Wilton fire Chief Sonny Dunham said 11 firefighters responded to the call and the fire was extinguished quickly. He said at least one Wilton police officer also was on the scene. Some of the firefighters entered the building, Dunham said.

Town Manager Rhonda Irish said the town is waiting for more information about the possible asbestos exposure before it takes any action.

“We need to get the official written information to find out exactly what it is,” Irish said Thursday.


She said an OSHA representative contacted her about 4:30 p.m. Wednesday, but the town did not get a written report from the federal regulatory agency.

“We’re just trying to gather information,” Irish said.

Coffin said his office conducted a safety and industrial hygiene inspection “a while ago,” and the test results that came back Tuesday are from that inspection.

“We went back (Wednesday) and basically informed the construction company that none of the people should go into that building,” Coffin said.

The company voluntarily ceased working at the site after the visit, according to Coffin, and there is no timetable for when the asbestos will be removed.

“(The company) have said they will not go back in until it’s corrected,” Coffin said.


Wilton Recycling LLC owns the site and has been working to demolish the vacant manufacturing complex, according to manager Adam Mack.

Mack said that OSHA hasn’t notified him yet of the high asbestos levels.

Mack said he works in Portland and is unaware of any steps taken by demolition company Downeast Construction Co., which also owns the salvage rights for the project.

A message left on an answering machine for the construction company and an email requesting comment about the incident were not returned Thursday.

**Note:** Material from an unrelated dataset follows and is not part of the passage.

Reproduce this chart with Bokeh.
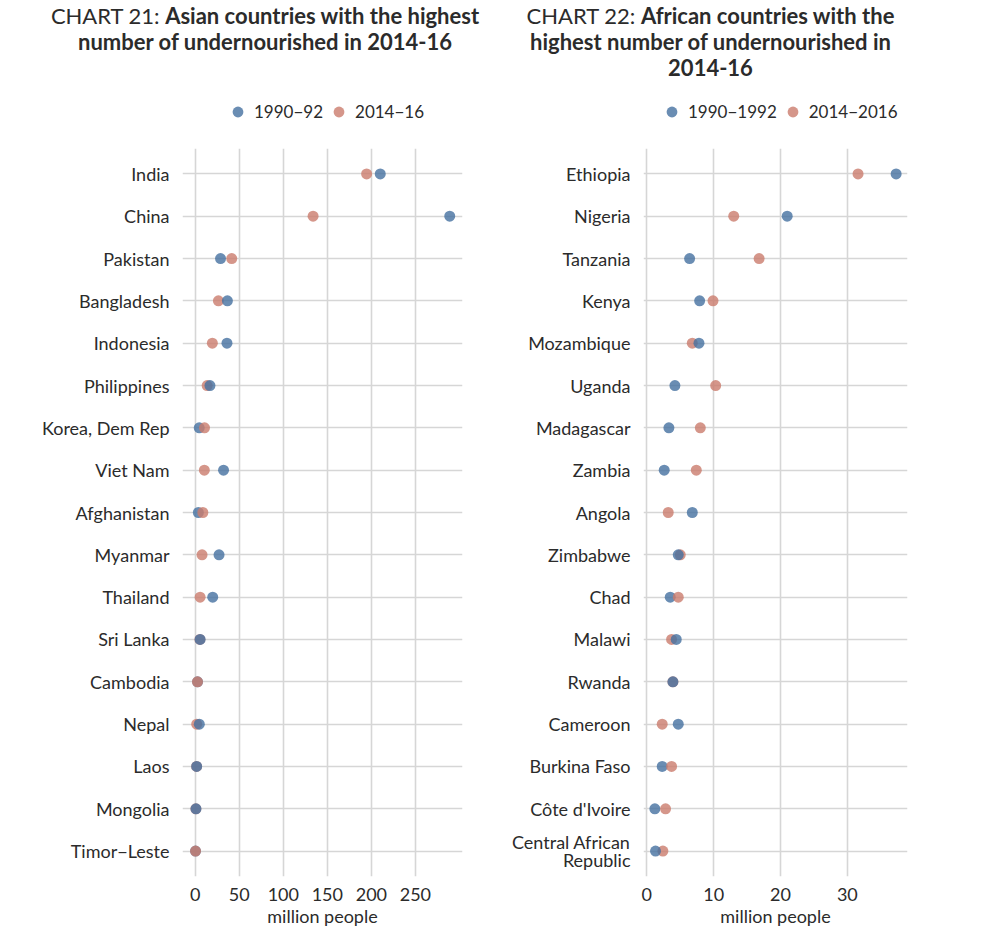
import numpy as np
from bokeh.plotting import figure
from bokeh.models import Legend, LegendItem, FactorRange, Range1d, FixedTicker, Div
from bokeh.layouts import row, column
from bokeh.embed import file_html
from bokeh.resources import INLINE

asia_countries = ["India", "China", "Pakistan", "Bangladesh", "Indonesia", "Philippines",
                  "Korea, Dem Rep", "Viet Nam", "Afghanistan", "Myanmar", "Thailand",
                  "Sri Lanka", "Cambodia", "Nepal", "Laos", "Mongolia", "Timor\u2212Leste"]
asia_1990 = [210.1, 289.0, 28.7, 36.5, 36.0, 16.7, 4.5, 32.1, 3.5, 27.0, 19.8, 5.5, 2.6, 4.6, 1.6, 0.8, 0.3]
asia_2014 = [194.6, 133.8, 41.4, 26.3, 19.4, 13.5, 10.5, 10.3, 8.6, 7.7, 5.5, 5.3, 2.5, 1.6, 1.5, 0.7, 0.3]

africa_countries = ["Ethiopia", "Nigeria", "Tanzania", "Kenya", "Mozambique", "Uganda",
                    "Madagascar", "Zambia", "Angola", "Zimbabwe", "Chad", "Malawi", "Rwanda",
                    "Cameroon", "Burkina Faso", "C\u00f4te d'Ivoire", "Central African\nRepublic"]
africa_1990 = [37.3, 21.0, 6.4, 7.9, 7.8, 4.2, 3.3, 2.6, 6.8, 4.7, 3.5, 4.4, 3.9, 4.7, 2.3, 1.2, 1.3]
africa_2016 = [31.6, 13.0, 16.8, 9.9, 6.8, 10.3, 8.0, 7.4, 3.2, 5.0, 4.7, 3.7, 3.9, 2.3, 3.7, 2.8, 2.4]

asia_ticks = [0, 50, 100, 150, 200, 250]
africa_ticks = [0, 10, 20, 30]

asia_labels = ["1990\u221292", "2014\u221216"]
africa_labels = ["1990\u22121992", "2014\u22122016"]

# draw order: countries whose earlier-period point lies on top
asia_old_on_top = ["Bangladesh", "Philippines", "Sri Lanka", "Nepal", "Laos", "Mongolia"]
africa_old_on_top = ["Mozambique", "Zimbabwe", "Malawi", "Rwanda", "Central African\nRepublic"]

BLUE = "#4570a0"
PINK = "#ca7c6d"
ALPHA = 0.8
FONT = "Lato"
TXT = "#2b2b2b"
GRID = "#d6d6d6"
FS = "18px"
LFS = "17px"


def make_title(width, reg, bold_lines, pad_left, pad_right):
    body = "CHART %s: <b>%s</b>" % (reg, bold_lines[0])
    for line in bold_lines[1:]:
        body += "<br><b>%s</b>" % line
    html = ('<div style="box-sizing:border-box;width:%dpx;padding-left:%dpx;padding-right:%dpx;'
            'margin-top:3px;text-align:center;font-family:Lato;font-size:22px;'
            'line-height:26px;color:%s;">%s</div>' % (width, pad_left, pad_right, TXT, body))
    return Div(text=html, width=width, height=85, margin=0)


def make_legend_fig(border_left, frame_w, border_right, labels, legend_x):
    h = figure(frame_width=frame_w, frame_height=63,
               min_border_left=border_left, min_border_right=border_right,
               min_border_top=0, min_border_bottom=0,
               x_range=Range1d(0, 1), y_range=Range1d(0, 1),
               x_axis_type=None, y_axis_type=None,
               output_backend="svg", toolbar_location=None)
    h.outline_line_color = None
    h.grid.visible = False
    # legend keys only (hidden renderers, the legend still draws their glyph)
    k_old = h.scatter(x=[0], y=[0], size=11, color=BLUE, alpha=ALPHA, line_alpha=0, visible=False)
    k_new = h.scatter(x=[0], y=[0], size=11, color=PINK, alpha=ALPHA, line_alpha=0, visible=False)
    legend = Legend(items=[LegendItem(label=labels[0], renderers=[k_old]),
                           LegendItem(label=labels[1], renderers=[k_new])],
                    orientation="horizontal", location=(legend_x, 23),
                    padding=0, margin=0, spacing=2,
                    glyph_width=27, glyph_height=27, label_standoff=3,
                    label_text_font=FONT, label_text_font_size=LFS,
                    label_text_color=TXT, border_line_color=None,
                    background_fill_alpha=0)
    h.add_layout(legend, "center")
    return h


def make_panel(countries, v_old, v_new, old_top, xr, ticks, border_left, frame_w, border_right):
    p = figure(y_range=FactorRange(factors=list(reversed(countries)),
                                   range_padding=0.1, range_padding_units="absolute"),
               x_range=Range1d(*xr),
               frame_width=frame_w, frame_height=728,
               min_border_left=border_left, min_border_right=border_right,
               min_border_top=0, min_border_bottom=56,
               output_backend="svg", toolbar_location=None,
               background_fill_color="white", border_fill_color="white")
    p.outline_line_color = None

    c = np.array(countries, dtype=object)
    vo = np.array(v_old)
    vn = np.array(v_new)
    top = np.array([name in old_top for name in countries])
    p.scatter(vo[~top], list(c[~top]), size=11, color=BLUE, alpha=ALPHA, line_alpha=0)
    p.scatter(vn, list(c), size=11, color=PINK, alpha=ALPHA, line_alpha=0)
    p.scatter(vo[top], list(c[top]), size=11, color=BLUE, alpha=ALPHA, line_alpha=0)

    p.xaxis.ticker = FixedTicker(ticks=ticks)
    for ax in (p.xaxis[0], p.yaxis[0]):
        ax.axis_line_color = None
        ax.major_tick_line_color = None
        ax.minor_tick_line_color = None
        ax.major_tick_in = 0
        ax.major_tick_out = 0
        ax.major_label_text_font = FONT
        ax.major_label_text_font_size = FS
        ax.major_label_text_color = TXT
    p.yaxis.major_label_standoff = 13
    p.yaxis.major_label_text_line_height = 0.8
    p.xaxis.major_label_standoff = 11
    p.xaxis.axis_label = "million people"
    p.xaxis.axis_label_text_font = FONT
    p.xaxis.axis_label_text_font_size = FS
    p.xaxis.axis_label_text_font_style = "normal"
    p.xaxis.axis_label_text_color = TXT
    p.xaxis.axis_label_standoff = 1

    p.xgrid.grid_line_color = GRID
    p.ygrid.grid_line_color = GRID
    p.xgrid.grid_line_width = 1.6
    p.ygrid.grid_line_width = 1.6
    return p


t1 = make_title(500, "21", ["Asian countries with the highest",
                            "number of undernourished in 2014-16"], 30, 0)
t2 = make_title(492, "22", ["African countries with the",
                            "highest number of undernourished in", "2014-16"], 0, 71)
h1 = make_legend_fig(182, 280, 38, asia_labels, 42)
h2 = make_legend_fig(143, 264, 85, africa_labels, 15)

p1 = make_panel(asia_countries, asia_1990, asia_2014, asia_old_on_top, (-14.5, 303.5),
                asia_ticks, 182, 280, 38)
p2 = make_panel(africa_countries, africa_1990, africa_2016, africa_old_on_top, (-0.5, 39.0),
                africa_ticks, 143, 264, 85)

layout = row(column(t1, h1, p1), column(t2, h2, p2))
open("out.html", "w").write(file_html(layout, INLINE))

Mack said the demolition project has all of the necessary permits and approval from the Maine Department of Environmental Protection.

Mack said tests were done for environmental issues before the project began. “We took the phase one environmental (assessment) and worked with the DEP and took all of the precautions,” Mack said.


John Bucci, an asbestos and lead inspector for Maine Department of Environmental Protection, said he can’t comment on the findings reported by Coffin.

“I’ve had no correspondence from OSHA, the owner called with some questions,” Bucci said in a phone interview Thursday.

Bucci worked with the owner during the process that lead up to the demolition project, he said. Bucci said Thursday afternoon he was out of his office and unable to comment on details of the approval process for the project.

The companies handling the project deal directly with OSHA, and then they have to contact the DEP if there are issues, according to Bucci.

“It seems like they’re having some issues out there, and I’m waiting myself for some paperwork,” Bucci said.